The Guaranteed Performance Test was successfully completed on February 15, 2016. A. Rossi claims that "The ECat operated successfully for more than 350 days during the test. By all accounts, the amount of energy produced by the E-Cat Unit during the test was substantially greater than fifty (50) times the amount of energy consumed by the E-Cat Unit during the same period,” and these results were verified by Engineer Fabio Peron, who is described as the “expert responsible for validation” or ERV. Peron and two experts hired by Industrial Heat Barry West and Fulvio Fabiani monitored the test and helped operate the e-cat during the testing. On March 29, 2016, Rossi therefore demanded that Industrial Heat pay him $89 million to comply with the license agreement.

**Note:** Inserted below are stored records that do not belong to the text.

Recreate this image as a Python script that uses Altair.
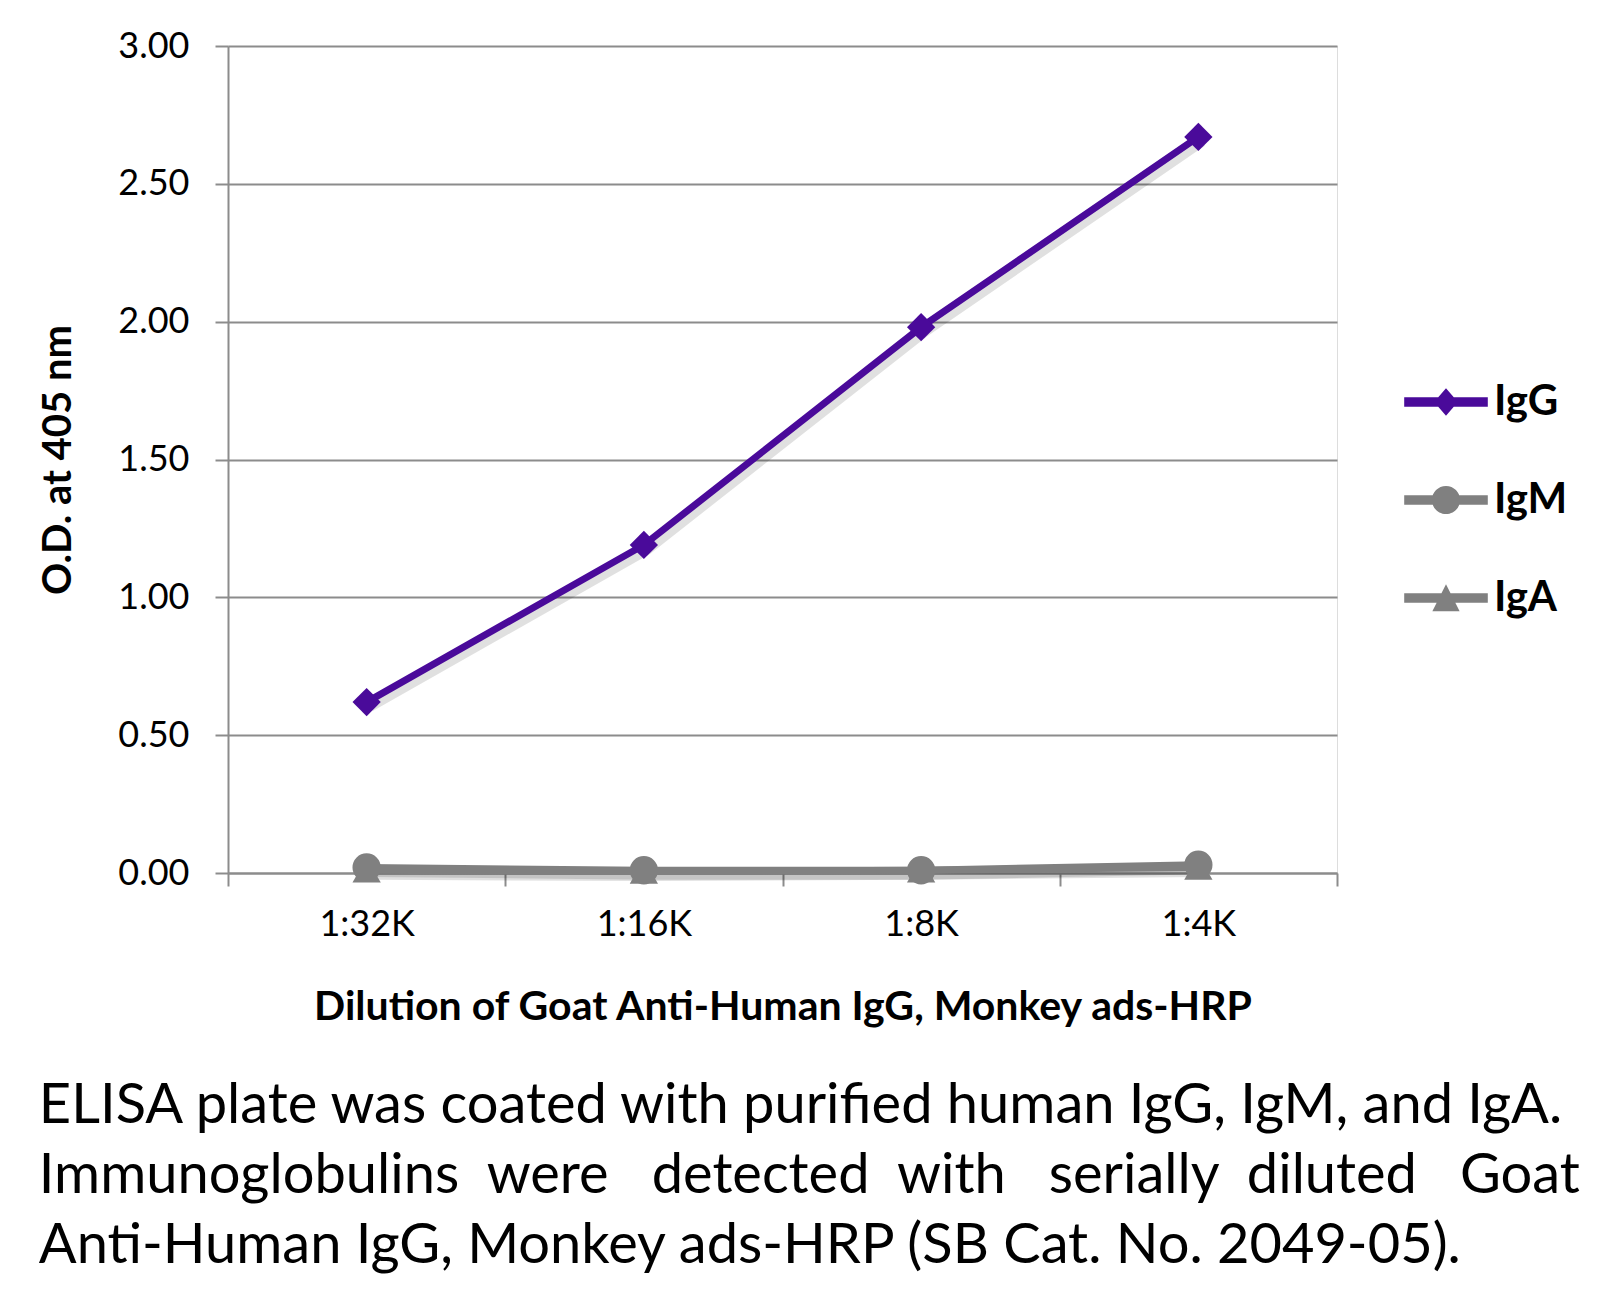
import altair as alt
import pandas as pd

dilutions = ["1:32K", "1:16K", "1:8K", "1:4K"]
series_names = ["IgG", "IgM", "IgA"]
igg = [0.62, 1.19, 1.98, 2.67]
igm = [0.02, 0.01, 0.01, 0.03]
iga = [0.01, 0.005, 0.01, 0.02]
colors = ["#4a0a9a", "#808080", "#808080"]
marker_shapes = ["diamond", "circle", "triangle-up"]
NB = "\u00a0"
caption_lines = [
    "ELISA plate was coated with purified human IgG, IgM, and IgA.",
    f"Immunoglobulins{NB} were{NB}{NB} detected{NB} with{NB}{NB} serially{NB} diluted{NB}{NB} Goat",
    "Anti-Human IgG, Monkey ads-HRP (SB Cat. No. 2049-05).",
]

rows = []
for name, vals in zip(series_names, [igg, igm, iga]):
    for d, v in zip(dilutions, vals):
        rows.append({"dilution": d, "series": name, "od": v})
df = pd.DataFrame(rows)

FONT = "Lato"
GRID = "#8c8c8c"

# legend symbols: line segment + marker (unit square coordinates)
legend_paths = [
    "M-0.95,-0.11 H0.95 V0.11 H-0.95 Z M0,-0.31 L0.27,0 L0,0.31 L-0.27,0 Z",
    "M-0.95,-0.11 H0.95 V0.11 H-0.95 Z M-0.32,0 A0.32,0.32 0 1 1 0.32,0 A0.32,0.32 0 1 1 -0.32,0 Z",
    "M-0.95,-0.11 H0.95 V0.11 H-0.95 Z M0,-0.31 L0.31,0.3 L-0.31,0.3 Z",
]

x_enc = alt.X(
    "dilution:N",
    sort=dilutions,
    scale=alt.Scale(type="band", paddingInner=0, paddingOuter=0),
    axis=alt.Axis(
        title="Dilution of Goat Anti-Human IgG, Monkey ads-HRP",
        labelAngle=0,
        tickBand="extent",
        tickSize=13,
        tickColor=GRID,
        tickWidth=2,
        domainColor=GRID,
        domainWidth=2,
        labelFontSize=36,
        labelFont=FONT,
        labelColor="#000000",
        labelPadding=21,
        titleFontSize=41,
        titleFont=FONT,
        titleFontWeight="bold",
        titleColor="#000000",
        titlePadding=45,
        grid=False,
    ),
)
y_enc = alt.Y(
    "od:Q",
    scale=alt.Scale(domain=[0, 3], nice=False, zero=True),
    axis=alt.Axis(
        title="O.D. at 405 nm",
        values=[0, 0.5, 1, 1.5, 2, 2.5, 3],
        format=".2f",
        tickSize=13,
        tickColor=GRID,
        tickWidth=2,
        domainColor=GRID,
        domainWidth=2,
        gridColor=GRID,
        gridWidth=2,
        labelFontSize=36,
        labelFont=FONT,
        labelColor="#000000",
        labelPadding=26,
        titleFontSize=40,
        titleFont=FONT,
        titleFontWeight="bold",
        titleColor="#000000",
        titlePadding=39,
    ),
)

color_nolegend = alt.Color(
    "series:N",
    scale=alt.Scale(domain=series_names, range=colors),
    legend=None,
)

base = alt.Chart(df)

shadow_lines = base.mark_line(strokeWidth=9, color="#000000", opacity=0.12, xOffset=4, yOffset=5).encode(
    x=x_enc, y=y_enc, detail="series:N"
)
lines = base.mark_line(strokeWidth=7).encode(x=x_enc, y=y_enc, color=color_nolegend)
points = base.mark_point(filled=True, size=800, opacity=1).encode(
    x=x_enc,
    y=y_enc,
    color=color_nolegend,
    shape=alt.Shape("series:N", scale=alt.Scale(domain=series_names, range=marker_shapes), legend=None),
)

legend_props = dict(
    title=None,
    orient="none",
    legendX=1174,
    legendY=312,
    symbolSize=7744,
    symbolStrokeWidth=0,
    rowPadding=33,
    labelFontSize=42,
    labelFont=FONT,
    labelFontWeight="bold",
    labelColor="#000000",
    labelOffset=4,
    padding=0,
)

legend_layer = base.transform_filter("false").mark_point(filled=True, opacity=1).encode(
    x=x_enc,
    y=y_enc,
    color=alt.Color(
        "series:N",
        scale=alt.Scale(domain=series_names, range=colors),
        legend=alt.Legend(**legend_props),
    ),
    shape=alt.Shape(
        "series:N",
        scale=alt.Scale(domain=series_names, range=legend_paths),
        legend=alt.Legend(**legend_props),
    ),
)

chart = (
    alt.layer(shadow_lines, lines, points, legend_layer)
    .resolve_scale(shape="independent", color="independent")
    .properties(
        width=1109,
        height=827,
        autosize=alt.AutoSizeParams(type="none"),
        padding={"left": 228, "top": 46, "right": 268, "bottom": 433},
        title=alt.TitleParams(
            text=caption_lines,
            orient="bottom",
            anchor="start",
            frame="bounds",
            font=FONT,
            fontSize=56,
            fontWeight="normal",
            color="#000000",
            lineHeight=70,
            offset=52,
        ),
    )
    .configure_view(stroke=None)
    .configure(background="#ffffff")
)

chart.save("out.html", embed_options={"renderer": "svg", "actions": False})
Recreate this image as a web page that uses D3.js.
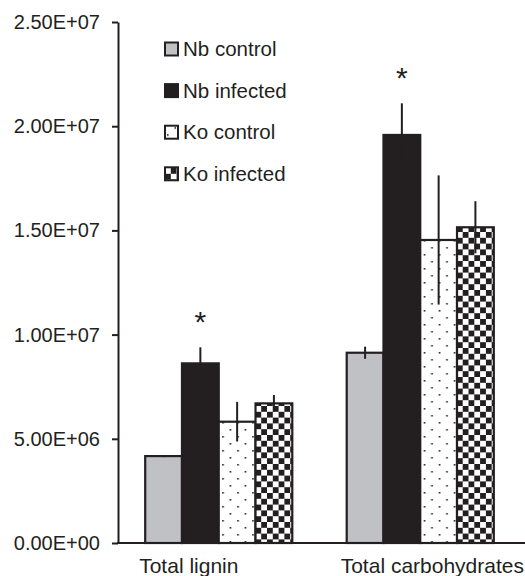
<!DOCTYPE html>
<html>
<head>
<meta charset="UTF-8">
<title>Lignin and carbohydrates</title>
<style>
  body { margin: 0; background: #fff; }
  svg text { font-family: "Liberation Sans", Arial, sans-serif; fill: #231f20; }
</style>
</head>
<body>
<svg width="525" height="576"></svg>
<script src="https://cdnjs.cloudflare.com/ajax/libs/d3/7.8.5/d3.min.js"></script>
<script>
// data
const categories = ['Total lignin', 'Total carbohydrates'];
const series = ['Nb control', 'Nb infected', 'Ko control', 'Ko infected'];
const means = [
  [4.17e6, 8.62e6, 5.82e6, 6.70e6],
  [9.13e6, 19.58e6, 14.54e6, 15.15e6]
];
const errors = [
  [0.05e6, 0.77e6, 0.95e6, 0.40e6],
  [0.29e6, 1.52e6, 3.10e6, 1.25e6]
];
const significant = [
  [false, true, false, false],
  [false, true, false, false]
];
const yTicks = [0, 5e6, 1e7, 1.5e7, 2e7, 2.5e7];

const ink = '#231f20';
const svg = d3.select('svg');
const defs = svg.append('defs');

// dotted fill for Ko control
const dots = defs.append('pattern').attr('id', 'dots')
  .attr('patternUnits', 'userSpaceOnUse').attr('width', 15).attr('height', 14);
dots.append('rect').attr('width', 15).attr('height', 14).attr('fill', '#fff');
dots.append('rect').attr('x', 2).attr('y', 2).attr('width', 1.6).attr('height', 1.6).attr('fill', ink);
dots.append('rect').attr('x', 9.5).attr('y', 9).attr('width', 1.6).attr('height', 1.6).attr('fill', ink);

// checker fill for Ko infected
const chk = defs.append('pattern').attr('id', 'checker')
  .attr('patternUnits', 'userSpaceOnUse').attr('width', 11.6).attr('height', 11.6)
  .attr('x', 0).attr('y', 0);
chk.append('rect').attr('width', 11.6).attr('height', 11.6).attr('fill', '#fff');
chk.append('rect').attr('width', 5.8).attr('height', 5.8).attr('fill', ink);
chk.append('rect').attr('x', 5.8).attr('y', 5.8).attr('width', 5.8).attr('height', 5.8).attr('fill', ink);

const fills = ['#c0c1c4', ink, 'url(#dots)', 'url(#checker)'];

const y = d3.scaleLinear().domain([0, 2.5e7]).range([543, 22]);
const x0 = d3.scaleBand().domain(categories).range([118, 521])
  .paddingInner(0.27).paddingOuter(0.135);
const x1 = d3.scaleBand().domain(series).range([0, x0.bandwidth()]);

// y axis
const yAxis = svg.append('g').attr('transform', 'translate(118,0)')
  .call(d3.axisLeft(y).tickValues(yTicks).tickSize(6).tickSizeOuter(0).tickPadding(12)
    .tickFormat(d => d.toExponential(2).toUpperCase().replace(/E([+-])(\d)$/, 'E$10$2')));
yAxis.select('.domain').attr('stroke', ink).attr('stroke-width', 2);
yAxis.selectAll('.tick line').attr('stroke', ink).attr('stroke-width', 2);
yAxis.selectAll('.tick text').attr('font-size', 20).style('fill', ink);

// bars
const groups = svg.selectAll('g.grp')
  .data(categories.map((c, i) => ({ c, i })))
  .join('g').attr('class', 'grp')
  .attr('transform', d => `translate(${x0(d.c)},0)`);

groups.selectAll('rect')
  .data(d => series.map((s, j) => ({ s, j, v: means[d.i][j] })))
  .join('rect')
  .attr('x', d => x1(d.s))
  .attr('y', d => y(d.v))
  .attr('width', x1.bandwidth())
  .attr('height', d => y(0) - y(d.v))
  .attr('fill', d => fills[d.j])
  .attr('stroke', ink)
  .attr('stroke-width', 2.2);

// error bars
groups.selectAll('line.err')
  .data(d => series.map((s, j) => ({ s, v: means[d.i][j], e: errors[d.i][j] })))
  .join('line').attr('class', 'err')
  .attr('x1', d => x1(d.s) + x1.bandwidth() / 2)
  .attr('x2', d => x1(d.s) + x1.bandwidth() / 2)
  .attr('y1', d => y(d.v + d.e))
  .attr('y2', d => y(d.v - d.e))
  .attr('stroke', ink).attr('stroke-width', 2);

// significance stars
groups.selectAll('text.star')
  .data(d => series.map((s, j) => ({ s, v: means[d.i][j], e: errors[d.i][j], sig: significant[d.i][j] }))
    .filter(d => d.sig))
  .join('text').attr('class', 'star')
  .attr('x', d => x1(d.s) + x1.bandwidth() / 2)
  .attr('y', d => y(d.v + d.e) - 15)
  .attr('text-anchor', 'middle')
  .attr('font-size', 30)
  .text('*');

// x axis baseline and labels
svg.append('line').attr('x1', 117).attr('x2', 525)
  .attr('y1', y(0)).attr('y2', y(0)).attr('stroke', ink).attr('stroke-width', 2);
svg.selectAll('text.cat').data(categories).join('text').attr('class', 'cat')
  .attr('x', d => x0(d) - 6)
  .attr('y', 573)
  .attr('text-anchor', 'start')
  .attr('font-size', 21)
  .text(d => d);

// legend
const leg = svg.append('g').selectAll('g').data(series).join('g')
  .attr('transform', (d, i) => `translate(165,${49 + i * 41.6})`);
leg.append('rect').attr('x', 0).attr('y', -6.5).attr('width', 13).attr('height', 13)
  .attr('fill', (d, i) => fills[i]).attr('stroke', ink).attr('stroke-width', 2);
leg.append('text').attr('x', 18).attr('y', 7).attr('font-size', 20.5).text(d => d);
</script>
</body>
</html>
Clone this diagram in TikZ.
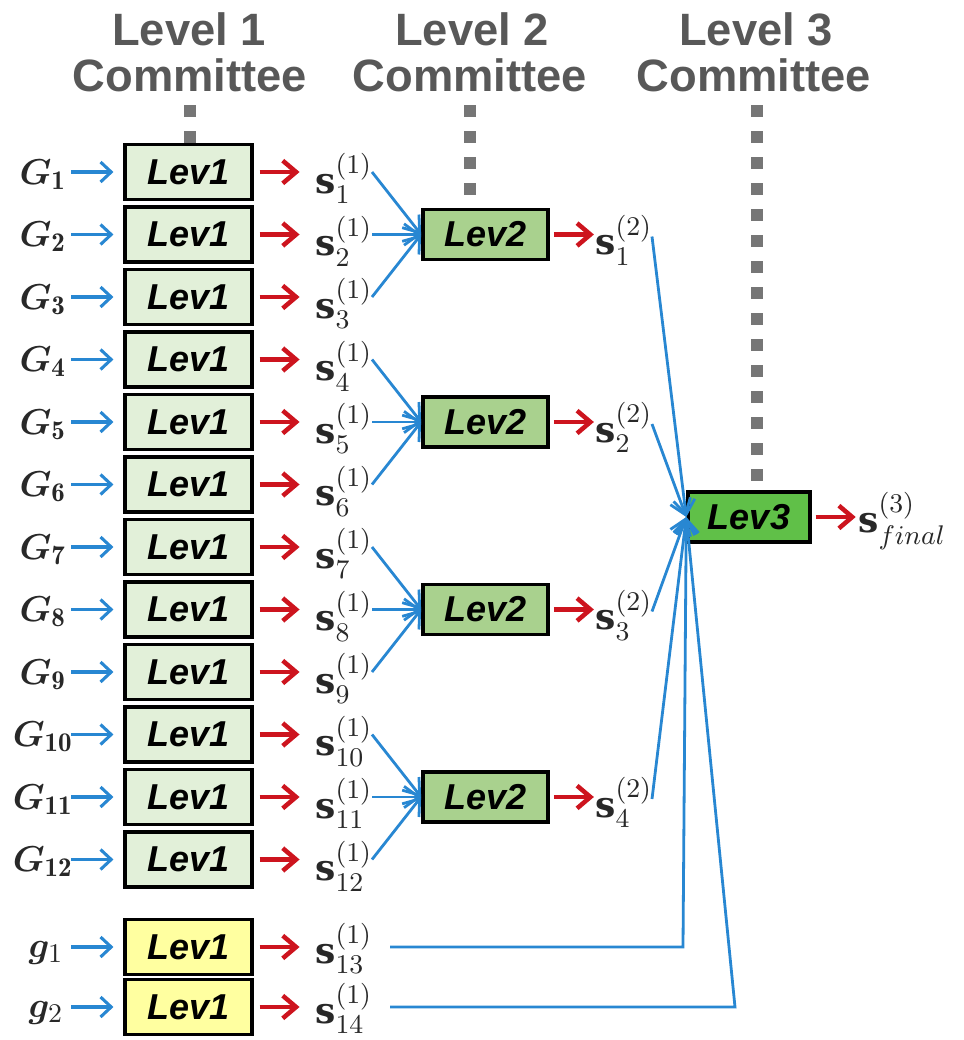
\RequirePackage{fix-cm}
\documentclass[tikz,border=0pt]{standalone}
\usepackage{amsmath,bm}
\usepackage{fontspec}
\newfontfamily\hdfont{Liberation Sans}
\newfontfamily\scorefont{DejaVu Serif}
\usetikzlibrary{arrows.meta,calc}
% larger indices for the symbol labels
\DeclareMathSizes{12}{12}{9}{7}
\definecolor{hdgray}{RGB}{88,88,88}
\definecolor{dotgray}{RGB}{118,118,118}
\definecolor{lvone}{RGB}{226,240,217}
\definecolor{lvtwo}{RGB}{169,209,142}
\definecolor{lvthree}{RGB}{96,192,72}
\definecolor{lvyel}{RGB}{255,255,160}
\definecolor{ablue}{RGB}{40,135,210}
\definecolor{ared}{RGB}{205,20,30}
\definecolor{txt}{RGB}{40,40,40}

% input symbol (G_i, g_i) and score symbol (s with level and index)
\newcommand\labG[1]{\scalebox{2.25}{$#1$}}
\newcommand\labS[2]{\scalebox{2.25}{$\mbox{\scorefont\bfseries s}^{(#1)}_{#2}$}}

\begin{document}
\begin{tikzpicture}[x=0.75pt,y=-0.75pt,
  hdr/.style={font=\hdfont\bfseries\fontsize{34}{36}\selectfont, text=hdgray, inner sep=0pt},
  dots/.style={draw=dotgray, line width=9pt, dash pattern=on 9pt off 10.5pt},
  committee/.style={draw=black, line width=2.6pt, inner sep=0pt,
    font=\hdfont\bfseries\itshape\fontsize{27}{27}\selectfont},
  levone/.style={committee, fill=lvone, minimum width=95pt, minimum height=41pt},
  levyel/.style={levone, fill=lvyel},
  levtwo/.style={committee, fill=lvtwo, minimum width=94pt, minimum height=37.5pt},
  levthree/.style={committee, fill=lvthree, minimum width=91.5pt, minimum height=37.5pt},
  inlab/.style={font=\fontsize{12}{12}\selectfont, text=txt, anchor=base, inner sep=0pt},
  slab/.style={font=\fontsize{12}{12}\selectfont, text=txt, anchor=base west, inner sep=0pt},
  bluearrow/.style={draw=ablue, line width=2.3pt,
    -{Straight Barb[length=8pt,width=15pt]}},
  redarrow/.style={draw=ared, line width=3.4pt,
    -{Straight Barb[length=10pt,width=17pt]}},
  feed/.style={draw=ablue, line width=2.1pt,
    -{Straight Barb[length=11pt,width=16pt]}}
]
\useasboundingbox (0,0) rectangle (964,1040);

% column headings
\node[hdr] (h1a) at (189,29) {Level 1};
\node[hdr] (h1b) at (190,75) {Committee};
\node[hdr] (h2a) at (472,29) {Level 2};
\node[hdr] (h2b) at (470,75) {Committee};
\node[hdr] (h3a) at (756,29) {Level 3};
\node[hdr] (h3b) at (754,75) {Committee};

% dotted leaders under the headings
\draw[dots] (190,105) -- (190,143);
\draw[dots] (470,105) -- (470,195);
\draw[dots] (757,105) -- (757,481);

% level-1 committees fed by the G inputs
\foreach \i in {1,...,12} {
  \pgfmathsetmacro\yy{172+62.5*(\i-1)}
  \node[levone] (b\i) at (188.5,\yy) {Lev1};
  \node[inlab] (G\i) at (43,\yy+12) {\labG{\bm{G}_{\mathbf{\i}}}};
  \node[slab] (s\i) at (315,\yy+21) {\labS{1}{\i}};
  \coordinate (t\i) at (372,\yy);
  \draw[bluearrow] ($(b\i.west)+(-52,0)$) -- ($(b\i.west)+(-10,0)$);
  \draw[redarrow] ($(b\i.east)+(6,0)$) -- ($(b\i.east)+(46,0)$);
}

% level-1 committees fed by the g inputs
\foreach \i/\k/\yy in {13/1/947,14/2/1007} {
  \node[levyel] (b\i) at (188.5,\yy) {Lev1};
  \node[inlab] (g\k) at (46,\yy+10) {\labG{\bm{g}_{\k}}};
  \node[slab] (s\i) at (315,\yy+16) {\labS{1}{\i}};
  \coordinate (t\i) at (390,\yy);
  \draw[bluearrow] ($(b\i.west)+(-52,0)$) -- ($(b\i.west)+(-10,0)$);
  \draw[redarrow] ($(b\i.east)+(6,0)$) -- ($(b\i.east)+(46,0)$);
}

% level-3 committee
\node[levthree] (l3) at (749,517) {Lev3};
\node[slab] (sfin) at (858,532) {\labS{3}{final}};
\draw[redarrow] ($(l3.east)+(4,0)$) -- ($(l3.east)+(44,0)$);

% level-2 committees, each merging three level-1 scores
\foreach \j/\a/\b/\c in {1/1/2/3,2/4/5/6,3/7/8/9,4/10/11/12} {
  \pgfmathsetmacro\yy{172+62.5*(\b-1)}
  \node[levtwo] (m\j) at (485.5,\yy) {Lev2};
  \node[slab] (u\j) at (595,\yy+20) {\labS{2}{\j}};
  \coordinate (v\j) at (652,\yy+2);
  \draw[redarrow] ($(m\j.east)+(4,0)$) -- ($(m\j.east)+(44,0)$);
  \draw[feed] (t\a) -- (m\j.west);
  \draw[feed] (t\b) -- (m\j.west);
  \draw[feed] (t\c) -- (m\j.west);
  \draw[feed] (v\j) -- (l3.west);
}

% the two g scores go straight to level 3
\coordinate (c13) at (683,947);
\coordinate (c14) at (735,1007);
\draw[feed] (t13) -- (c13) -- (l3.west);
\draw[feed] (t14) -- (c14) -- (l3.west);
\end{tikzpicture}
\end{document}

Industrial Heat is now claiming that ECat did not pass the tests so it is under obligation to pay the money. But for what the IH needs the intellectual property of A.Rossi, if it cannot / doesn't want to pay for license and this IP allegedly doesn't work? Such an IP would be useless for IH anyway. Industrial Heat was formed on October 24, 2012, without Rossi’s knowledge. Darden and Rossi signed the ECat license agreement on October 26, 2012, before most of us were aware of it. A. Rossi is alleging that Industrial Heat was set up with the express purpose of stealing and commercializing his technology. Darden and Vaughn intentionally misled Rossi with claims that Industrial Heat and Cherokee were the same company; when in reality they were separate organizations. The IH did pay for testing E-Cat unit and portion of money for independent one-year standing Guaranteed Performance Test of it. But Industrial Heat broke a license agreement when they refused to pay Leonardo Corporation $100 million for the rights to ECat, illegally copied Rossi’s technology, and has illegally obtained a patent for Rossi’s intellectual property.